* **Stated problem**
Can you transcribe the data exactly? Leave the pictures out.
## begin
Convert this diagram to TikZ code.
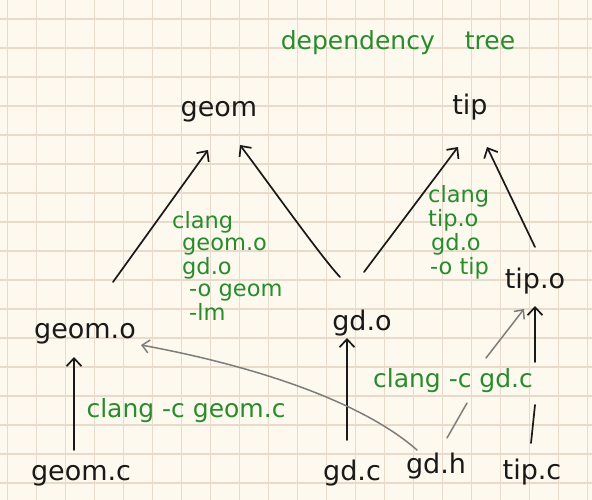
\documentclass[tikz,border=0pt]{standalone}
\usepackage{fontspec}
\setmainfont{DejaVu Sans}
\usetikzlibrary{arrows.meta,calc}
\definecolor{paper}{RGB}{253,249,238}
\definecolor{gridc}{RGB}{232,219,203}
\definecolor{pen}{RGB}{25,25,25}
\definecolor{gpen}{RGB}{40,140,45}
\definecolor{graypen}{RGB}{125,125,125}
\begin{document}
\begin{tikzpicture}[x=1pt,y=-1pt,
  blk/.style={anchor=base, inner sep=0pt, text=pen, font=\fontsize{27}{30}\selectfont},
  grn/.style={anchor=base, inner sep=0pt, text=gpen, font=\fontsize{25}{28}\selectfont},
  grnblock/.style={anchor=base west, inner sep=0pt, text=gpen, font=\fontsize{22.5}{22.5}\selectfont},
  link/.style={draw=pen, line width=1.7pt, line cap=round},
  arr/.style={link, -{Straight Barb[length=8pt,width=15pt]}},
  glink/.style={draw=graypen, line width=1.5pt, line cap=round},
  garr/.style={glink, -{Straight Barb[length=7pt,width=13pt]}},
  gridline/.style={draw=gridc, line width=1.3pt}
]
\fill[paper] (0,0) rectangle (592,500);
\useasboundingbox (0,0) rectangle (592,500);
\begin{scope}
\clip (0,0) rectangle (592,500);
\draw[gridline, shift={(7.3,19)}] (-29,-29) grid[step=29pt] (600,500);
\end{scope}

% title
\node[grn] (title) at (398,50) {dependency\hspace{1.2em}tree};

% nodes
\node[blk] (geom) at (219,117) {geom};
\node[blk] (tip) at (470,115) {tip};
\node[blk] (geomo) at (85,338) {geom.o};
\node[blk] (gdo) at (362,330) {gd.o};
\node[blk] (tipo) at (535,288) {tip.o};
\node[blk] (geomc) at (81,480) {geom.c};
\node[blk] (gdc) at (352,480) {gd.c};
\node[blk] (gdh) at (436,473) {gd.h};
\node[blk] (tipc) at (532,479) {tip.c};

% green labels
\node[grn] (cgeom) at (186,417) {clang -c geom.c};
\node[grn] (cgd) at (453,387) {clang -c gd.c};
\node[grnblock] (lgeom) at (172,228) {\begin{tabular}[t]{@{}l@{}}clang\\\hspace*{10pt}geom.o\\\hspace*{10pt}gd.o\\\hspace*{17pt}-o geom\\\hspace*{17pt}-lm\end{tabular}};
\node[grnblock] (ltip) at (428,203) {\begin{tabular}[t]{@{}l@{}}clang\\tip.o\\\hspace*{3pt}gd.o\\\hspace*{2pt}-o tip\end{tabular}};

% black connectors
\draw[arr] ($(geomc.base)+(-7,-30)$) -- ($(geomo.base)+(-11,19)$);
\draw[arr] ($(gdc.base)+(-5,-40)$) -- ($(gdo.base)+(-15,8)$);
\draw[link] ($(tipc.base)+(-1,-36)$) -- ($(tipc.base)+(3,-74)$);
\draw[arr] ($(tipo.base)+(0,74)$) -- ($(tipo.base)+(0,18)$);
\draw[arr] ($(geomo.base)+(28,-56)$) -- ($(geom.base)+(-11,33)$);
\draw[arr] ($(gdo.base)+(-22,-53)$) .. controls (322,258) and (270,185) .. ($(geom.base)+(21,28)$);
\draw[arr] ($(gdo.base)+(2,-58)$) -- ($(tip.base)+(-12,32)$);
\draw[arr] ($(tipo.base)+(0,-41)$) -- ($(tip.base)+(17,32)$);

% gray connectors from gd.h
\draw[garr] ($(gdh.base)+(-19,-23)$) .. controls (360,400) and (250,365) .. ($(geomo.base)+(56,7)$);
\draw[glink] ($(gdh.base)+(11,-35)$) -- ($(gdh.base)+(31,-70)$);
\draw[garr] ($(tipo.base)+(-49,70)$) -- ($(tipo.base)+(-11,21)$);
\end{tikzpicture}
\end{document}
## end
* **Completed task**
Convert this diagram to TikZ code.
\documentclass[tikz,border=0pt]{standalone}
\usepackage{fontspec}
\setmainfont{DejaVu Sans}
\usetikzlibrary{arrows.meta,calc}
\definecolor{paper}{RGB}{253,249,238}
\definecolor{gridc}{RGB}{232,219,203}
\definecolor{pen}{RGB}{25,25,25}
\definecolor{gpen}{RGB}{40,140,45}
\definecolor{graypen}{RGB}{125,125,125}
\begin{document}
\begin{tikzpicture}[x=1pt,y=-1pt,
  blk/.style={anchor=base, inner sep=0pt, text=pen, font=\fontsize{27}{30}\selectfont},
  grn/.style={anchor=base, inner sep=0pt, text=gpen, font=\fontsize{25}{28}\selectfont},
  grnblock/.style={anchor=base west, inner sep=0pt, text=gpen, font=\fontsize{22.5}{22.5}\selectfont},
  link/.style={draw=pen, line width=1.7pt, line cap=round},
  arr/.style={link, -{Straight Barb[length=8pt,width=15pt]}},
  glink/.style={draw=graypen, line width=1.5pt, line cap=round},
  garr/.style={glink, -{Straight Barb[length=7pt,width=13pt]}},
  gridline/.style={draw=gridc, line width=1.3pt}
]
\fill[paper] (0,0) rectangle (592,500);
\useasboundingbox (0,0) rectangle (592,500);
\begin{scope}
\clip (0,0) rectangle (592,500);
\draw[gridline, shift={(7.3,19)}] (-29,-29) grid[step=29pt] (600,500);
\end{scope}

% title
\node[grn] (title) at (398,50) {dependency\hspace{1.2em}tree};

% nodes
\node[blk] (geom) at (219,117) {geom};
\node[blk] (tip) at (470,115) {tip};
\node[blk] (geomo) at (85,338) {geom.o};
\node[blk] (gdo) at (362,330) {gd.o};
\node[blk] (tipo) at (535,288) {tip.o};
\node[blk] (geomc) at (81,480) {geom.c};
\node[blk] (gdc) at (352,480) {gd.c};
\node[blk] (gdh) at (436,473) {gd.h};
\node[blk] (tipc) at (532,479) {tip.c};

% green labels
\node[grn] (cgeom) at (186,417) {clang -c geom.c};
\node[grn] (cgd) at (453,387) {clang -c gd.c};
\node[grnblock] (lgeom) at (172,228) {\begin{tabular}[t]{@{}l@{}}clang\\\hspace*{10pt}geom.o\\\hspace*{10pt}gd.o\\\hspace*{17pt}-o geom\\\hspace*{17pt}-lm\end{tabular}};
\node[grnblock] (ltip) at (428,203) {\begin{tabular}[t]{@{}l@{}}clang\\tip.o\\\hspace*{3pt}gd.o\\\hspace*{2pt}-o tip\end{tabular}};

% black connectors
\draw[arr] ($(geomc.base)+(-7,-30)$) -- ($(geomo.base)+(-11,19)$);
\draw[arr] ($(gdc.base)+(-5,-40)$) -- ($(gdo.base)+(-15,8)$);
\draw[link] ($(tipc.base)+(-1,-36)$) -- ($(tipc.base)+(3,-74)$);
\draw[arr] ($(tipo.base)+(0,74)$) -- ($(tipo.base)+(0,18)$);
\draw[arr] ($(geomo.base)+(28,-56)$) -- ($(geom.base)+(-11,33)$);
\draw[arr] ($(gdo.base)+(-22,-53)$) .. controls (322,258) and (270,185) .. ($(geom.base)+(21,28)$);
\draw[arr] ($(gdo.base)+(2,-58)$) -- ($(tip.base)+(-12,32)$);
\draw[arr] ($(tipo.base)+(0,-41)$) -- ($(tip.base)+(17,32)$);

% gray connectors from gd.h
\draw[garr] ($(gdh.base)+(-19,-23)$) .. controls (360,400) and (250,365) .. ($(geomo.base)+(56,7)$);
\draw[glink] ($(gdh.base)+(11,-35)$) -- ($(gdh.base)+(31,-70)$);
\draw[garr] ($(tipo.base)+(-49,70)$) -- ($(tipo.base)+(-11,21)$);
\end{tikzpicture}
\end{document}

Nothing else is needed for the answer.